Klein, who said he considers Sherman a very dear friend, questioned why those who came out with the criticism of Ben-Gvir were, in his opinion, two of the most pro-Israel members of Congress. Yet, the two lawmakers ignored the danger of Israel’s far-left and Islamist parties, he said.
“It’s because the Democratic Party … has moved to the left and become somewhat hostile to Israel, that was never the case years ago,” Klein said. “They were the most pro-Israel members of Congress in the whole country. The most. The third one that was in that group was [former New York congressman] Eliot Engel, who lost. So they see Engel losing, they see the increased number of hostile to Israel members of Congress being elected, and they feel this is good for them politically and they’re willing to do it.”
While not mentioning Menendez and Sherman, the Israel Policy Forum—a Washington D.C.-based think tank that is influential among Democrats—joined the two lawmakers in warning Israel to reject Ben-Gvir and his allied parties, saying that it would affect the U.S.-Israel relationship and citing his record of anti-Arab discrimination.
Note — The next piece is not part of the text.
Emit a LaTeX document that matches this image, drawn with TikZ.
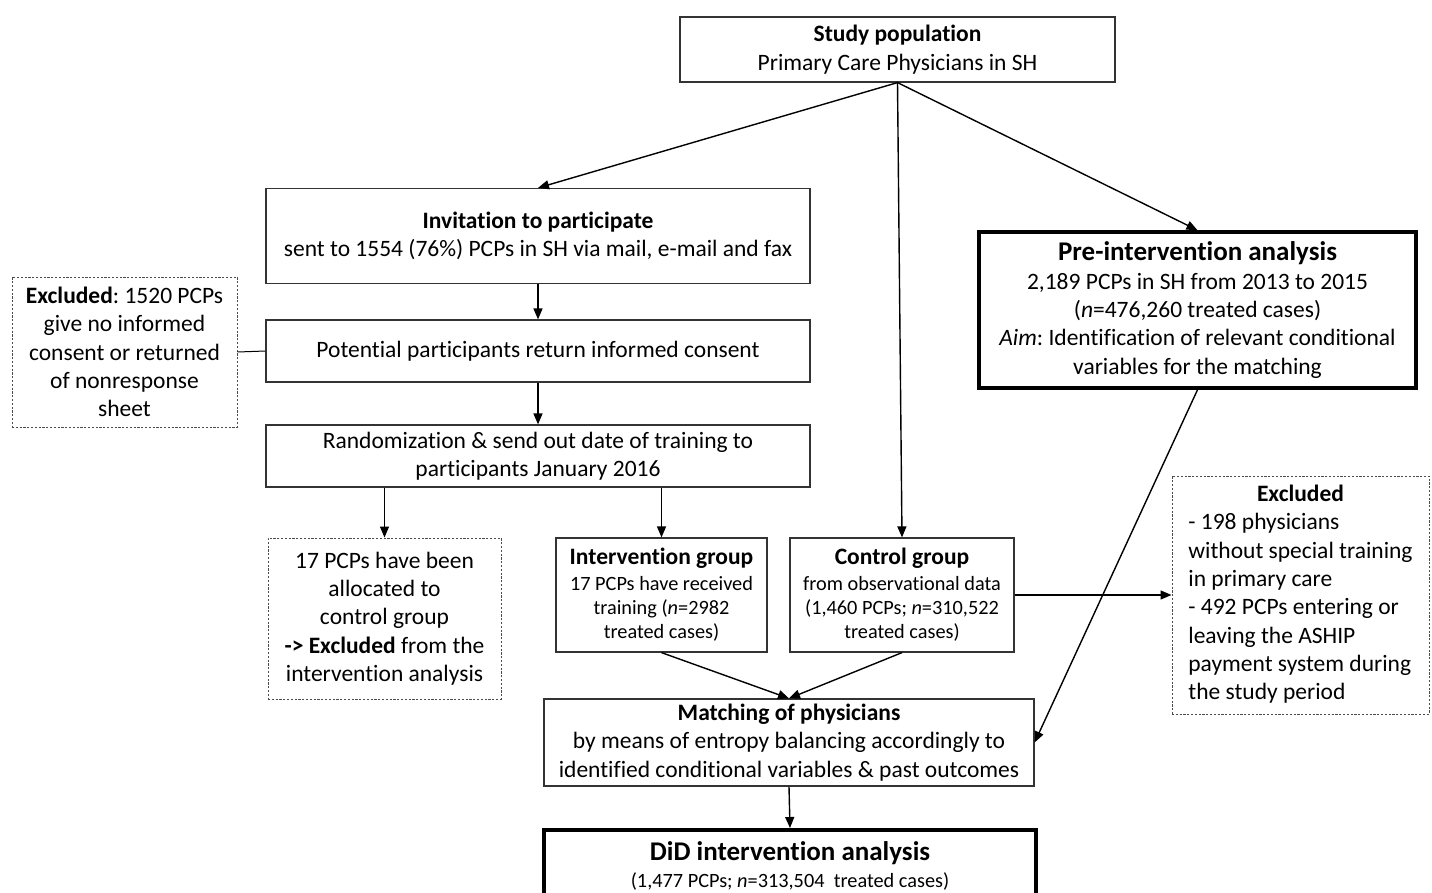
\documentclass[tikz,border=0pt]{standalone}
\usepackage{fontspec}
\setmainfont{Carlito}[Ligatures=NoCommon]
\usetikzlibrary{arrows.meta}
\frenchspacing
\newcommand{\nfnt}{\fontsize{23.5}{28.3}\selectfont}
\newcommand{\sfnt}{\fontsize{20.3}{24}\selectfont}
\newcommand{\bfnt}{\fontsize{27}{30}\selectfont\bfseries}
\begin{document}
\begin{tikzpicture}[x=1pt,y=-1pt,
  box/.style={draw=black!80,line width=1.2pt,align=center,inner sep=0pt,font=\nfnt},
  small box/.style={box,font=\sfnt},
  thick box/.style={draw=black,line width=3.6pt,align=center,inner sep=0pt,font=\nfnt},
  dbox/.style={draw=black!70,line width=1pt,dash pattern=on 2.2pt off 1.6pt,align=center,inner sep=0pt,font=\nfnt},
  arr/.style={line width=1.4pt,-{Triangle[length=11pt,width=9pt]}},
  ln/.style={line width=1pt}]
\useasboundingbox (0,0) rectangle (1432,892);
\node[box,minimum width=435pt,minimum height=65pt] (study) at (897.5,49.5)
  {\textbf{Study population}\\Primary Care Physicians in SH};
\node[box,minimum width=544pt,minimum height=95pt] (invite) at (538,236)
  {\textbf{Invitation to participate}\\sent to 1554 (76\%) PCPs in SH via mail, e-mail and fax};
\node[box,minimum width=544pt,minimum height=62pt] (potential) at (538,351)
  {Potential participants return informed consent};
\node[box,minimum width=544pt,minimum height=62pt] (random) at (538,456)
  {Randomization \& send out date of training to\\participants January 2016};
\node[dbox,minimum width=225pt,minimum height=150pt] (exclL) at (124.5,352)
  {\textbf{Excluded}: 1520 PCPs\\give no informed\\consent or returned\\of nonresponse\\sheet};
\node[dbox,minimum width=233pt,minimum height=161pt] (pcp) at (384.5,618.5)
  {17 PCPs have been\\allocated to\\control group\\\textbf{-> Excluded} from the\\intervention analysis};
\node[small box,minimum width=211pt,minimum height=114pt] (interv) at (661.5,595)
  {{\nfnt\bfseries Intervention group}\\[2pt]17 PCPs have received\\training (\textit{n}=2982\\treated cases)};
\node[small box,minimum width=224pt,minimum height=114pt] (control) at (902,595)
  {{\nfnt\bfseries Control group}\\[2pt]from observational data\\(1,460 PCPs; \textit{n}=310,522\\treated cases)};
\node[thick box,minimum width=437pt,minimum height=156pt] (pre) at (1197.5,310)
  {{\bfnt Pre-intervention analysis}\\2,189 PCPs in SH from 2013 to 2015\\(\textit{n}=476,260 treated cases)\\\textit{Aim}: Identification of relevant conditional\\variables for the matching};
\node[dbox,minimum width=257pt,minimum height=238pt] (exclR) at (1300.5,595)
  {\begin{tabular}{@{}l@{}}\multicolumn{1}{@{}c@{}}{\textbf{Excluded}}\\- 198 physicians\\without special training\\in primary care\\- 492 PCPs entering or\\leaving the ASHIP\\payment system during\\the study period\end{tabular}};
\node[box,minimum width=490pt,minimum height=87pt] (match) at (789,742.5)
  {\textbf{Matching of physicians}\\by means of entropy balancing accordingly to\\identified conditional variables \& past outcomes};
\node[thick box,minimum width=492pt,minimum height=100pt,anchor=north] (did) at (790,828) {};
\node[inner sep=0pt,font=\bfnt] (didT) at (790,853) {DiD intervention analysis};
\node[inner sep=0pt,font=\sfnt] (didS) at (790,881) {(1,477 PCPs; \textit{n}=313,504\ \ treated cases)};
% connectors
\draw[arr] (study.south) -- (invite.north);
\draw[arr] (study.south) -- (control.north);
\draw[arr] (study.south) -- (pre.north);
\draw[arr] (invite.south) -- (potential.north);
\draw[arr] (potential.south) -- (random.north);
\draw[ln] (exclL.east) -- (potential.west);
\draw[arr] (random.south -| pcp.north) -- (pcp.north);
\draw[arr] (random.south -| interv.north) -- (interv.north);
\draw[arr] (interv.south) -- (match.north);
\draw[arr] (control.south) -- (match.north);
\draw[arr] (control.east) -- (exclR.west);
\draw[arr] (pre.south) -- (match.east);
\draw[arr] (match.south) -- (did.north);
\end{tikzpicture}
\end{document}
“We respect Israeli democracy and the right of Israeli citizens to select their leaders and representatives. It is that respect that compels us to communicate to our Israeli friends that a government with Ben-Gvir and any coalition with Otzma Yehudit or Noam (another far-right party) would severely undermine Israel’s standing in the U.S., not only among American Jews but among American political leaders of all stripes,” the Israel Policy Forum wrote in a statement.
The organization added that “any government with Ben-Gvir and any coalition with Otzma Yehudit or Noam will make it harder for American Jews to identify with Israel while eroding a larger sense of Jewish peoplehood. Israeli democracy is for Israelis, but we plead with Israeli voters to take this into account.”